Consider a few of the Jewish-themed films. The opening night film, regrettably unavailable at press time, was “Love, Gilda,” an affectionate portrait of Gilda Radner based on her previously unpublished diaries and numerous audio and video recordings that have never been seen before. The director is a native New Yorker, Lisa D’Apolito.

By contrast, “Disobedience” is helmed by Chilean veteran Sebastian Lelio, the creator of this year’s best foreign-language Oscar-winner, “A Fantastic Woman.” Not for the first time, Lelio’s attention is centered on a strong, defiant woman. Rachel Weisz is drawn back to the London Orthodox community of her youth for a funeral, falling back into a relationship with her oldest friends, a married couple who have remained in the fold. (The film opens theatrically towards the end of the festival and will receive full attention in next week’s issue.)

There are also new documentaries, one about the reinvention of Barbie, the brainchild of Ruth Handler (“Tiny Shoulders: Rethinking Barbie”), and another about the iconic jazz record label Blue Note, the creation of two refugees from the Nazis, Alfred Lion and Francis Wolff (“Blue Note Records: Beyond the Notes”).

Tribeca also has a well-deserved reputation as a showcase for new Israeli film talent, and two of the more striking offerings in the festival are the work of Israeli women, “Dead Women Walking” by Hagar Ben Asher and “Virgins” by first-timer Keren Ben Rafael.

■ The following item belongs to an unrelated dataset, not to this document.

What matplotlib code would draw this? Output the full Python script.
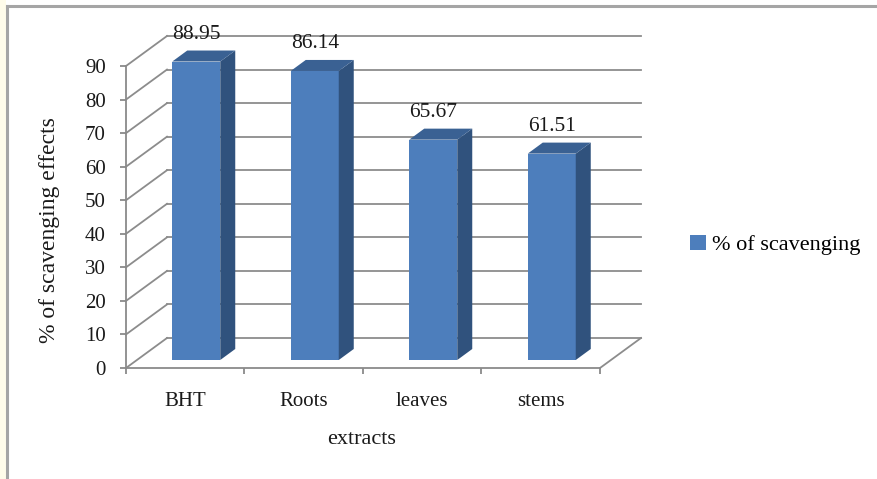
import matplotlib
matplotlib.use("Agg")
import matplotlib.pyplot as plt
from matplotlib.patches import Polygon, Patch, Rectangle
from matplotlib.lines import Line2D

# data
extracts = ["BHT", "Roots", "leaves", "stems"]
scavenging = [88.95, 86.14, 65.67, 61.51]
y_ticks = [0, 10, 20, 30, 40, 50, 60, 70, 80, 90]

plt.rcParams['font.family'] = ['Liberation Serif', 'DejaVu Serif']

W, H = 878, 479
fig = plt.figure(figsize=(W / 100, H / 100), dpi=100)

# front plane of the 3d box, in pixel terms
x0, x1 = 126, 600
y0, y1 = 368, 66
ax = fig.add_axes([x0 / W, 1 - y0 / H, (x1 - x0) / W, (y0 - y1) / H])
n = len(extracts)
ax.set_xlim(0, n)
ax.set_ylim(0, 90)

px_x = (x1 - x0) / n      # pixels per category
px_y = (y0 - y1) / 90.0   # pixels per unit

# depth of the box (back wall offset) and of the bars
depth_dx, depth_dy = 41 / px_x, 30 / px_y
front_dx, front_dy = 11 / px_x, 8 / px_y
side_dx, side_dy = 15 / px_x, 11 / px_y
bar_w = 48 / px_x

grid_c = "#8c8c8c"
axis_c = "#8a8a8a"
text_c = "#1a1a1a"

# back wall gridlines and left wall diagonals
for t in y_ticks:
    ax.plot([depth_dx, n + depth_dx], [t + depth_dy, t + depth_dy],
            color=grid_c, lw=1.3, clip_on=False, zorder=1)
    ax.plot([0, depth_dx], [t, t + depth_dy],
            color=grid_c, lw=1.3, clip_on=False, zorder=1)
# right edge of the floor
ax.plot([n, n + depth_dx], [0, depth_dy], color=grid_c, lw=1.3, clip_on=False, zorder=1)

face_c = "#4d7ebc"
side_c = "#30527d"
top_c = "#3a6193"

for i, v in enumerate(scavenging):
    left = i + 0.5 - bar_w / 2 + front_dx
    right = left + bar_w
    base = front_dy
    top = base + v
    ax.add_patch(Rectangle((left, base), bar_w, v, facecolor=face_c,
                           edgecolor="none", clip_on=False, zorder=3))
    ax.add_patch(Polygon([(right, base), (right + side_dx, base + side_dy),
                          (right + side_dx, top + side_dy), (right, top)],
                         closed=True, facecolor=side_c, edgecolor="none",
                         clip_on=False, zorder=3))
    ax.add_patch(Polygon([(left, top), (right, top),
                          (right + side_dx, top + side_dy), (left + side_dx, top + side_dy)],
                         closed=True, facecolor=top_c, edgecolor="none",
                         clip_on=False, zorder=3))
    ax.text(i + 0.5 + front_dx, top + side_dy + 16 / px_y, f"{v:.2f}",
            ha="center", va="center", fontsize=15.5, color=text_c, zorder=4)

# axes styling
for s in ["top", "right"]:
    ax.spines[s].set_visible(False)
for s in ["left", "bottom"]:
    ax.spines[s].set_color(axis_c)
    ax.spines[s].set_linewidth(1.3)
ax.set_facecolor("none")
ax.set_yticks(y_ticks)
ax.set_yticklabels([str(t) for t in y_ticks])
ax.tick_params(axis="y", direction="out", length=4.5, width=1.3, color=axis_c,
               pad=10, labelsize=15, labelcolor=text_c)
ax.set_xticks(range(n + 1))
ax.set_xticklabels([""] * (n + 1))
ax.tick_params(axis="x", which="major", direction="out", length=4.5, width=1.3,
               color=axis_c)
ax.set_xticks([i + 0.5 for i in range(n)], minor=True)
ax.set_xticklabels(extracts, minor=True)
ax.tick_params(axis="x", which="minor", length=0, pad=17, labelsize=15,
               labelcolor=text_c)

fig.text(50 / W, 1 - 230 / H, "% of scavenging effects", rotation=90,
         ha="center", va="center", fontsize=17, color=text_c)
fig.text(362 / W, 1 - 440 / H, "extracts", ha="center", va="center",
         fontsize=16, color=text_c)

handle = Patch(facecolor=face_c, edgecolor="none")
fig.legend([handle], ["% of scavenging"], loc="center left",
           bbox_to_anchor=(690 / W, 1 - 245 / H), frameon=False, fontsize=16,
           borderpad=0, borderaxespad=0, handlelength=0.7, handleheight=0.7,
           handletextpad=0.3)

# chart area frame (top and left edges) and pale strip outside it
fig.patches.append(Rectangle((0, 0), 6 / W, 1, transform=fig.transFigure,
                             facecolor="#fffcea", edgecolor="none", zorder=0))
fig.add_artist(Line2D([7 / W, 1], [1 - 6 / H, 1 - 6 / H], color="#a5a5a5", lw=2.2))
fig.add_artist(Line2D([7 / W, 7 / W], [0, 1 - 6 / H], color="#a5a5a5", lw=2.2))

fig.savefig("out.png", dpi=100)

Ben Asher is a figure of some controversy in Israel, thanks in no small part to her debut feature “The Slut,” which immediately established her as a talented and outspoken actress-writer-director who would go her own way regardless of consequences. Subsequent films have solidified that reputation, which hardly prepares a viewer for “Dead Women Walking.” A fiction film composed of nine vignettes around convicted murderers awaiting execution in the U.S., the film is surprisingly low-key, all the more powerful because of Ben Asher’s restraint.

Her main concern is the minutiae of daily life in the months and hours before the death sentence is carried out. Not surprisingly, the women are drawn almost exclusively from the lower end of the socioeconomic ladder but Ben Asher manages to find compelling variations. She extends her concerns to a nun whose compassion for one prisoner oversteps the law, and to the families of both offenders and victims.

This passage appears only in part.